オニールは必ずしも多銘柄分散を推奨していませんが、自分の資金やリスク許容度に合わせて投資額を調整する必要があります。もし1銘柄に集中投資するなら、その分損切りルールを厳格に守らなければいけません。

3)相場全体が下落傾向のときは待つ

市場が明らかに弱気に傾いたら、新規の買いは控え、防御的ポジションに移行します。

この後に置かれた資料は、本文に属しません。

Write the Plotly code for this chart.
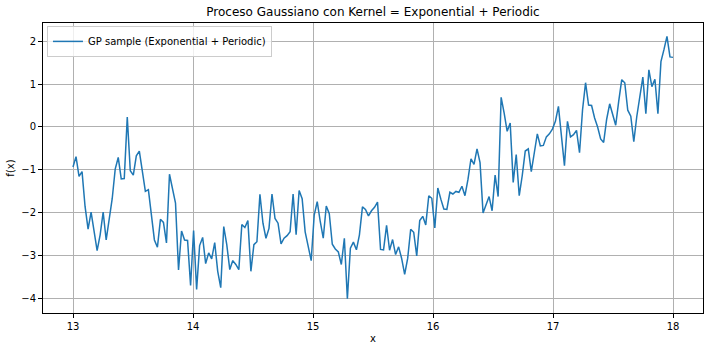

ブレイクアウトの失敗が増えたと感じるときは一時撤退も選択肢です。

4)メンタル面のコントロール

感情に流されず、ルールどおりに行動することがCAN-SLIM成功の鍵です。
「もっと上がるかもしれないから売りたくない」「損切りすると悔しいからもう少し我慢する」など、人間の心理はしばしば逆行しがちですが、そこを乗り越えてこそオニール流の成長株投資が実践できます。


6. CAN-SLIM法と他の投資手法との比較

最後に、CAN-SLIMと主要な投資スタイルとの違いを簡単に整理しておきましょう。

CAN-SLIMとバリュー投資

  • バリュー投資:PERやPBRの低い“割安”銘柄を買う
  • CAN-SLIM:あえて高PERでも急成長するグロース株を狙う
  • 相場好調時はグロース株がアウトパフォームしやすいが、相場悪化時は下落も大きい

CAN-SLIMと配当投資

  • 配当投資:高配当利回りや安定配当を重視し、長期保有
  • CAN-SLIM:配当よりも利益成長率を最重視。無配でも急成長なら投資対象
  • キャピタルゲイン(値上がり益)重視か、インカムゲイン(配当収入)重視か、目的が異なる

CAN-SLIMとモメンタム投資

  • モメンタム投資:株価が上昇トレンドにある銘柄を追随買いする
  • CAN-SLIM:モメンタム(ブレイクアウト)+ファンダメンタルの裏付け
  • 単なるモメンタムよりもEPS成長など裏付けを重視して銘柄を選別

7. まとめ:CAN-SLIM法で「小さく負けて大きく勝つ」

ウィリアム・オニールが提唱するCAN-SLIM法は、四半期・年間利益の成長(C・A)新製品や新高値(N)需給(S)リーダー銘柄を選ぶ(L)機関投資家の買い(I)、そして市場全体のトレンド(M)といった要素を総合的に見極める投資手法です。

投資家がこの7つのステップを踏むことで、“大化け銘柄”をいち早く捉える可能性が高まります。一方で、損切りの徹底や相場全体の地合いの見極めなど、リスク管理とメンタルコントロールが必須となります。

もしこれから成長株投資にチャレンジするなら、ぜひCAN-SLIMのチェックリストを参考にしてみてください。「小さく負けて大きく勝つ」というオニール流の投資哲学を実践できれば、短期間での資産拡大も夢ではありません。ただし、どんな投資法にも100%の成功はなく、相場環境次第では損失を被るリスクがある点を忘れずに。

以上、CAN-SLIM法の基本ポイントを網羅的に解説しました。あなたの投資スタイルに合わせて、少しずつ取り入れていってみてはいかがでしょうか。

(本記事は一般的な投資情報の提供を目的としたもので、特定の銘柄推奨や投資勧誘を行うものではありません。投資に関する最終判断は、ご自身の責任と判断でお願いいたします。)